(Bloomberg) -- As insurers start to pull out from markets battered by the fallout of climate change, governments are increasingly at risk of having to foot the bill, according to the Bank for International Settlements.
“This trend, if left unabated, may lead to an insurance market failure for climate-related risks and ultimately force governments to become ‘insurers of last resort’,” researchers from BIS’s Financial Stability Institute said in a report.
Financial watchdogs are stepping up scrutiny of insurers to monitor the developing risks as the industry retreats from markets deemed too risky to cover. BIS researchers are urging the industry, governments and regulators to work together to ensure there’s adequate and affordable insurance to cover the extreme weather events ahead.
The finance industry is proving slow to address the risks posed by climate change to their operations, their capital, cash flows and customers. That’s as the absence of good-quality data means insurers face major hurdles in accurately estimating the losses they face.
“A major complicating factor is the uncertainty over future climate change impacts, which may unleash extreme events that have not occurred in the past for example due to climate tipping points,” the researchers said. “There could also be spillovers to other financial sectors — including the banking sector — if insurance is no longer available.”
What’s more, insurers aren’t generally making climate considerations explicit in their pricing and underwriting policies, according to the BIS report.

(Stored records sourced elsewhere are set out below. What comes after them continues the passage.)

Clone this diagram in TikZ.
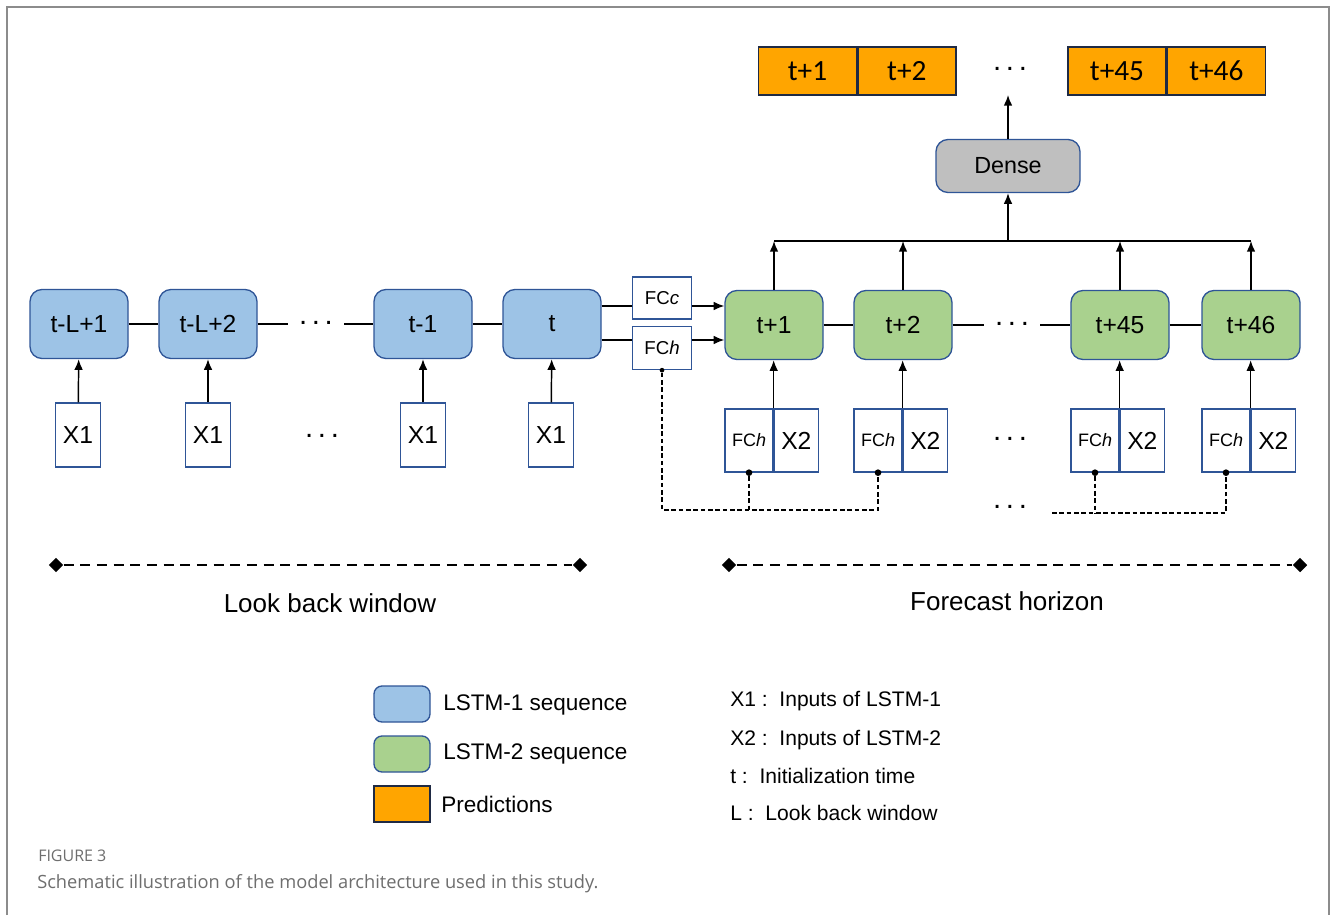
\documentclass[tikz,border=0pt]{standalone}
\usepackage{fontspec}
\setmainfont{Liberation Sans}
\newfontfamily\calib{Carlito}
\newfontfamily\capfont{Open Sans}
\usetikzlibrary{shapes.geometric,arrows.meta,calc}
\definecolor{lblue}{HTML}{9DC3E6}
\definecolor{lgreen}{HTML}{A9D18E}
\definecolor{lorange}{HTML}{FFA500}
\definecolor{bord}{HTML}{2F5597}
\definecolor{navy}{HTML}{1F2A44}
\definecolor{lgray}{HTML}{BFBFBF}
\definecolor{framec}{HTML}{8C8C8C}
\definecolor{captxt}{HTML}{6E6E6E}
\newcommand{\threedots}{\raisebox{0.2ex}{.}\kern3.5pt\raisebox{0.2ex}{.}\kern3.5pt\raisebox{0.2ex}{.}}
\begin{document}
\begin{tikzpicture}[x=0.75pt,y=-0.75pt,
 lstmone/.style={draw=bord, line width=1pt, fill=lblue, rounded corners=9pt, minimum width=73.5pt, minimum height=51.75pt, inner sep=0pt, font=\fontsize{18.5}{21}\selectfont},
 lstmtwo/.style={lstmone, fill=lgreen},
 xbox/.style={draw=bord, line width=1pt, fill=white, minimum width=33.75pt, minimum height=48pt, inner sep=0pt, font=\fontsize{18.5}{21}\selectfont},
 fcbox/.style={draw=bord, line width=1pt, fill=white, minimum width=44.25pt, minimum height=31.5pt, inner sep=0pt, font=\fontsize{14}{16}\selectfont},
 fccell/.style={draw=bord, line width=1pt, fill=white, minimum width=36pt, minimum height=47.25pt, inner sep=0pt, font=\fontsize{13.5}{15}\selectfont},
 x2cell/.style={fccell, minimum width=33pt, font=\fontsize{18.5}{21}\selectfont},
 predbox/.style={draw=navy, line width=1pt, fill=lorange, minimum width=73.5pt, minimum height=36pt, inner sep=0pt, font=\calib\fontsize{22}{26}\selectfont},
 densebox/.style={draw=bord, line width=1pt, fill=lgray, rounded corners=9pt, minimum width=108pt, minimum height=39.75pt, inner sep=0pt, font=\fontsize{17.5}{20}\selectfont},
 link/.style={line width=1.1pt, black},
 arr/.style={link, -{Latex[length=8pt,width=6.5pt]}},
 dotsnode/.style={font=\fontsize{22}{24}\selectfont, inner sep=0pt, minimum width=42pt},
 fdash/.style={line width=1pt, dash pattern=on 3.5pt off 2pt},
 wdash/.style={line width=1.4pt, dash pattern=on 7.5pt off 5pt},
 endmark/.style={diamond, fill=black, minimum size=11pt, inner sep=0pt},
 dotmark/.style={circle, fill=black, minimum size=5pt, inner sep=0pt},
 legbox/.style={draw=bord, line width=1pt, rounded corners=6pt, minimum width=42pt, minimum height=27pt, inner sep=0pt},
 legtext/.style={anchor=west, inner sep=0pt, font=\fontsize{16.9}{19}\selectfont},
 keytext/.style={anchor=west, inner sep=0pt, font=\fontsize{15.8}{19}\selectfont},
 bigtext/.style={inner sep=0pt, font=\fontsize{19.5}{23}\selectfont}
]
\useasboundingbox (0,0) rectangle (1331,915);
\fill[white] (0,0) rectangle (1331,915);
\draw[framec, line width=1.5pt] (7,915) -- (7,7) -- (1329,7) -- (1329,915);

% LSTM-1 chain
\node[lstmone] (b1) at (79,324) {t-L+1};
\node[lstmone] (b2) at (208,324) {t-L+2};
\node[dotsnode] (bd) at (316,324) {\threedots};
\node[lstmone] (b3) at (423,324) {t-1};
\node[lstmone] (b4) at (552,324) {t};
\draw[link] (b1) -- (b2);
\draw[link] (b2) -- (bd);
\draw[link] (bd) -- (b3);
\draw[link] (b3) -- (b4);

\node[xbox] (x1a) at (78,435) {X1};
\node[xbox] (x1b) at (208,435) {X1};
\node[dotsnode] (xd) at (322,437) {\threedots};
\node[xbox] (x1c) at (423,435) {X1};
\node[xbox] (x1d) at (551,435) {X1};
\draw[arr] (x1a) -- (b1);
\draw[arr] (x1b) -- (b2);
\draw[arr] (x1c) -- (b3);
\draw[arr] (x1d) -- (b4);

% FC boxes
\node[fcbox] (fcc) at (662,298) {FC\textit{c}};
\node[fcbox, minimum height=32.25pt] (fch) at (662,348) {FC\textit{h}};
\draw[link] (b4.east |- 0,306) -- (fcc.west |- 0,306);
\draw[link] (b4.east |- 0,340) -- (fch.west |- 0,340);

% LSTM-2 chain
\node[lstmtwo] (g1) at (774,325) {t+1};
\node[lstmtwo] (g2) at (903,325) {t+2};
\node[dotsnode] (gd) at (1012,325) {\threedots};
\node[lstmtwo] (g3) at (1120,325) {t+45};
\node[lstmtwo] (g4) at (1251,325) {t+46};
\draw[arr] (fcc.east |- 0,306) -- (g1.west |- 0,306);
\draw[arr] (fch.east |- 0,340) -- (g1.west |- 0,340);
\draw[link] (g1) -- (g2);
\draw[link] (g2) -- (gd);
\draw[link] (gd) -- (g3);
\draw[link] (g3) -- (g4);

% input pairs
\foreach \n/\gx in {1/774,2/903,3/1120,4/1251}{
  \node[fccell] (hc\n) at ({\gx-25},440.5) {FC\textit{h}};
  \node[x2cell, anchor=west] (xc\n) at (hc\n.east) {X2};
  \draw[arr] (hc\n.north east) -- (hc\n.north east |- g\n.south);
  \node[dotmark] (hd\n) at (hc\n.south) {};
}
\node[dotsnode] (pd) at (1010,440) {\threedots};

% dashed feedback lines
\node[dotmark, minimum size=3.5pt] (fhd) at (fch.south) {};
\draw[fdash] (fhd) -- (fhd |- 0,510) -| (hd2);
\draw[fdash] (hd1) -- (hd1 |- 0,510);
\node[dotsnode] (fd) at (1010,508) {\threedots};
\coordinate (ds) at (1052,513);
\draw[fdash] (ds) -| (hd4);
\draw[fdash] (hd3) -- (hd3 |- ds);

% top part
\coordinate (hl) at (1008,241);
\draw[link] (g1.north |- hl) -- (g4.north |- hl);
\foreach \n in {1,2,3,4}{ \draw[arr] (g\n.north) -- (g\n.north |- hl); }
\node[densebox] (dense) at (1008,166) {Dense};
\draw[arr] (hl) -- (dense.south);

\node[predbox] (p1) at (807.5,71) {t+1};
\node[predbox, anchor=west] (p2) at (p1.east) {t+2};
\node[dotsnode] (prd) at (1010,70) {\threedots};
\node[predbox] (p3) at (1117,71) {t+45};
\node[predbox, anchor=west] (p4) at (p3.east) {t+46};
\coordinate (pb) at (1008,95);
\draw[arr] (dense.north) -- (pb);

% windows
\node[endmark] (lw1) at (56,565) {};
\node[endmark] (lw2) at (580,565) {};
\draw[wdash] (lw1) -- (lw2);
\node[endmark] (fw1) at (729,565) {};
\node[endmark] (fw2) at (1300,565) {};
\draw[wdash] (fw1) -- (fw2);
\node[bigtext] (lbl1) at (330,603) {Look back window};
\node[bigtext] (lbl2) at (1007,601) {Forecast horizon};

% legend
\node[legbox, fill=lblue] (lg1) at (402,704) {};
\node[legbox, fill=lgreen] (lg2) at (402,754) {};
\node[legbox, fill=lorange, draw=navy, rounded corners=0pt] (lg3) at (402,804) {};
\node[legtext] (lt1) at (443,705) {LSTM-1 sequence};
\node[legtext] (lt2) at (443,754) {LSTM-2 sequence};
\node[legtext] (lt3) at (441,804) {Predictions};
\node[keytext] (k1) at (730,701) {X1 :\ \ Inputs of LSTM-1};
\node[keytext] (k2) at (730,740) {X2 :\ \ Inputs of LSTM-2};
\node[keytext] (k3) at (730,776) {t :\ \ Initialization time};
\node[keytext] (k4) at (730,813) {L :\ \ Look back window};

% caption
\node[anchor=west, inner sep=0pt, text=captxt, font=\capfont\fontsize{12}{14}\selectfont] (cap1) at (38,856) {FIGURE 3};
\node[anchor=west, inner sep=0pt, text=captxt, font=\capfont\fontsize{13.7}{16}\selectfont] (cap2) at (37,884) {Schematic illustration of the model architecture used in this study.};
\end{tikzpicture}
\end{document}
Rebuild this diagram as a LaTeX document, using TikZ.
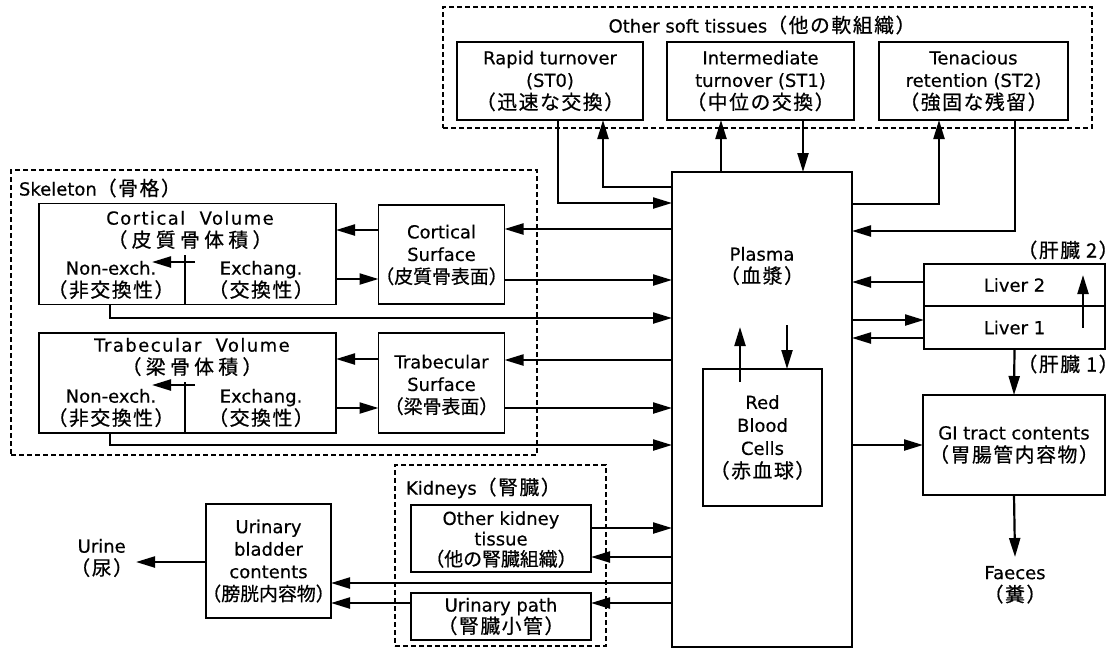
\documentclass[tikz,border=0pt]{standalone}
\usepackage{fontspec}
\setmainfont{DejaVu Sans}[FakeBold=0.4]
\newfontfamily\wide[LetterSpace=8,FakeBold=0.4]{DejaVu Sans}
\newfontfamily\jp[Scale=1.1,LetterSpace=8,FakeBold=0.6]{Noto Sans CJK JP}
\newfontfamily\jpn[Scale=1.05,LetterSpace=0,FakeBold=0.6]{Noto Sans CJK JP}
\newfontfamily\jpw[Scale=1.1,LetterSpace=22,FakeBold=0.6]{Noto Sans CJK JP}
\usetikzlibrary{arrows.meta}
\begin{document}
\begin{tikzpicture}[x=1pt,y=-1pt,
  every node/.style={font=\fontsize{18}{22.5}\selectfont, align=center, inner sep=0pt, outer sep=0pt},
  box/.style={draw, line width=1.7pt},
  grp/.style={draw, line width=1.4pt, dash pattern=on 5pt off 3pt},
  arr/.style={line width=2.2pt, -{Triangle[length=19pt,width=11pt]}},
  ln/.style={line width=1.7pt}]
\useasboundingbox (0,0) rectangle (1118,649);
% groups
\node[grp, minimum width=649pt, minimum height=121pt] (os) at (767.5,67.5) {};
\node[grp, minimum width=526pt, minimum height=285pt] (sk) at (274,312.5) {};
\node[grp, minimum width=211pt, minimum height=181pt] (kd) at (500.5,555.5) {};
\node (ostitle) at (762,25) {Other soft tissues{\jp（他の軟組織）}};
\node[anchor=west] (sktitle) at (19,188) {Skeleton{\jp（骨格）}};
\node[anchor=west] (kdtitle) at (406,488) {Kidneys{\jp（腎臓）}};
% soft tissues
\node[box, minimum width=186pt, minimum height=78pt] (st0) at (550,81) {Rapid turnover\\(ST0)\\{\jp（迅速な交換）}};
\node[box, minimum width=187pt, minimum height=78pt] (st1) at (760.5,81) {Intermediate\\turnover (ST1)\\{\jp（中位の交換）}};
\node[box, minimum width=189pt, minimum height=78pt] (st2) at (973.5,81) {Tenacious\\retention (ST2)\\{\jp（強固な残留）}};
% plasma & rbc
\node[box, minimum width=180pt, minimum height=475pt] (plasma) at (762,409.5) {};
\node (plasmat) at (762,266) {Plasma\\{\jp（血漿）}};
\node[box, minimum width=119pt, minimum height=137pt, font=\fontsize{18}{23}\selectfont] (rbc) at (762.5,437.5) {Red\\Blood\\Cells\\{\jp（赤血球）}};
% liver & GI
\node[box, minimum width=181pt, minimum height=42pt] (liver2) at (1014.5,285) {Liver 2};
\node[box, minimum width=181pt, minimum height=43pt] (liver1) at (1014.5,327.5) {Liver 1};
\node (l2lab) at (1068,250) {{\jp（肝臓 2）}};
\node (l1lab) at (1068,364) {{\jp（肝臓 1）}};
\node[box, minimum width=182pt, minimum height=100pt] (gi) at (1014,445) {GI tract contents\\{\jp（胃腸管内容物）}};
\node[anchor=north] (faeces) at (1015,566) {Faeces\\{\jp（糞）}};
% skeleton
\node[box, minimum width=297pt, minimum height=101pt] (cv) at (187.5,254) {};
\node (cvt) at (190,230) {{\wide Cortical~~Volume}\\{\jpw（皮質骨体積）}};
\node (cvn) at (111,280) {Non-exch.\\{\jp（非交換性）}};
\node (cve) at (261,280) {Exchang.\\{\jp（交換性）}};
\draw[ln] (185,255) -- (185,0 |- cv.south);
\node[box, minimum width=126pt, minimum height=99pt] (cs) at (441.5,254.5) {};
\node (cst) at (441.5,255) {Cortical\\Surface\\{\jpn（皮質骨表面）}};
\node[box, minimum width=297pt, minimum height=100pt] (tv) at (187.5,383) {};
\node (tvt) at (192,357) {{\wide Trabecular~~Volume}\\{\jpw（梁骨体積）}};
\node (tvn) at (111,408) {Non-exch.\\{\jp（非交換性）}};
\node (tve) at (261,408) {Exchang.\\{\jp（交換性）}};
\draw[ln] (185,382) -- (185,0 |- tv.south);
\node[box, minimum width=126pt, minimum height=100pt] (ts) at (441.5,383) {};
\node (tst) at (441.5,385) {Trabecular\\Surface\\{\jpn（梁骨表面）}};
\coordinate (cvx) at (195,262);
\coordinate (cvnx) at (152,262);
\coordinate (tvx) at (195,385);
\coordinate (tvnx) at (152,385);
% kidneys & bladder
\node[box, minimum width=180pt, minimum height=67pt] (okt) at (501,538.5) {};
\node[font=\fontsize{18}{20.5}\selectfont] (oktt) at (501,539.5) {Other kidney\\tissue\\{\jpn（他の腎臓組織）}};
\node[box, minimum width=180pt, minimum height=47pt, font=\fontsize{18}{20.5}\selectfont] (up) at (501,616.5) {Urinary path\\{\jp（腎臓小管）}};
\node[box, minimum width=125pt, minimum height=114pt] (bladder) at (268.5,561) {};
\node (bladt) at (268.5,561) {Urinary\\bladder\\contents\\{\jpn（膀胱内容物）}};
\node[anchor=east, inner xsep=3pt] (urine) at (136,558) {Urine\\{\jp（尿）}};
% connectors: soft tissues
\draw[arr] (plasma.west |- 0,187) -| (603,0 |- st0.south);
\draw[arr] (558,0 |- st0.south) |- (plasma.west |- 0,203);
\draw[arr] (721,0 |- plasma.north) -- (721,0 |- st1.south);
\draw[arr] (803,0 |- st1.south) -- (803,0 |- plasma.north);
\draw[arr] (plasma.east |- 0,204) -| (939,0 |- st2.south);
\draw[arr] (1015,0 |- st2.south) |- (plasma.east |- 0,231);
% skeleton
\draw[arr] (plasma.west |- 0,229) -- (cs.east |- 0,229);
\draw[arr] (cs.west |- 0,230) -- (cv.east |- 0,230);
\draw[arr] (cv.east |- 0,279) -- (cs.west |- 0,279);
\draw[arr] (cs.east |- 0,280) -- (plasma.west |- 0,280);
\draw[arr] (110,0 |- cv.south) |- (plasma.west |- 0,318);
\draw[arr] (cvx) -- (cvnx);
\draw[arr] (plasma.west |- 0,360) -- (ts.east |- 0,360);
\draw[arr] (ts.west |- 0,359) -- (tv.east |- 0,359);
\draw[arr] (tv.east |- 0,408) -- (ts.west |- 0,408);
\draw[arr] (ts.east |- 0,408) -- (plasma.west |- 0,408);
\draw[arr] (110,0 |- tv.south) |- (plasma.west |- 0,445);
\draw[arr] (tvx) -- (tvnx);
% rbc
\draw[arr] ([xshift=-22.5pt,yshift=-13pt]rbc.north) -- ([xshift=-22.5pt,yshift=42pt]rbc.north);
\draw[arr] ([xshift=24.5pt,yshift=44pt]rbc.north) -- ([xshift=24.5pt]rbc.north);
% liver & GI
\draw[arr] (liver2.west |- 0,282) -- (plasma.east |- 0,282);
\draw[arr] (plasma.east |- 0,320) -- (liver1.west |- 0,320);
\draw[arr] (liver1.west |- 0,338) -- (plasma.east |- 0,338);
\draw[arr] ([xshift=-22pt]liver1.east) -- ([xshift=-22pt,yshift=10pt]liver2.east);
\draw[arr] (liver1.south) -- (gi.north);
\draw[arr] (plasma.east |- 0,445) -- (gi.west |- 0,445);
\draw[arr] (gi.south) -- ([yshift=9pt]faeces.north);
% kidneys
\draw[arr] (okt.east |- 0,528) -- (plasma.west |- 0,528);
\draw[arr] (plasma.west |- 0,557) -- (okt.east |- 0,557);
\draw[arr] (plasma.west |- 0,583) -- (bladder.east |- 0,583);
\draw[arr] (plasma.west |- 0,603) -- (up.east |- 0,603);
\draw[arr] (up.west |- 0,603) -- (bladder.east |- 0,603);
\draw[arr] (bladder.west |- 0,562) -- (urine.east |- 0,562);
\end{tikzpicture}
\end{document}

What is clear, though, is that a growing number of insurers is retreating from high-risk areas. The trend is likely to continue as insurers “gain greater awareness and knowledge in incorporating climate-related risks in their pricing and underwriting approaches,” the researchers said.
In a separate report, BIS said banks have yet to embrace its principles for managing climate-related financial risks, published in June 2022. Most supervisors responding to a survey said that “there has been no progress by banks to include climate-related capital and liquidity impacts into existing assessment processes,” BIS said.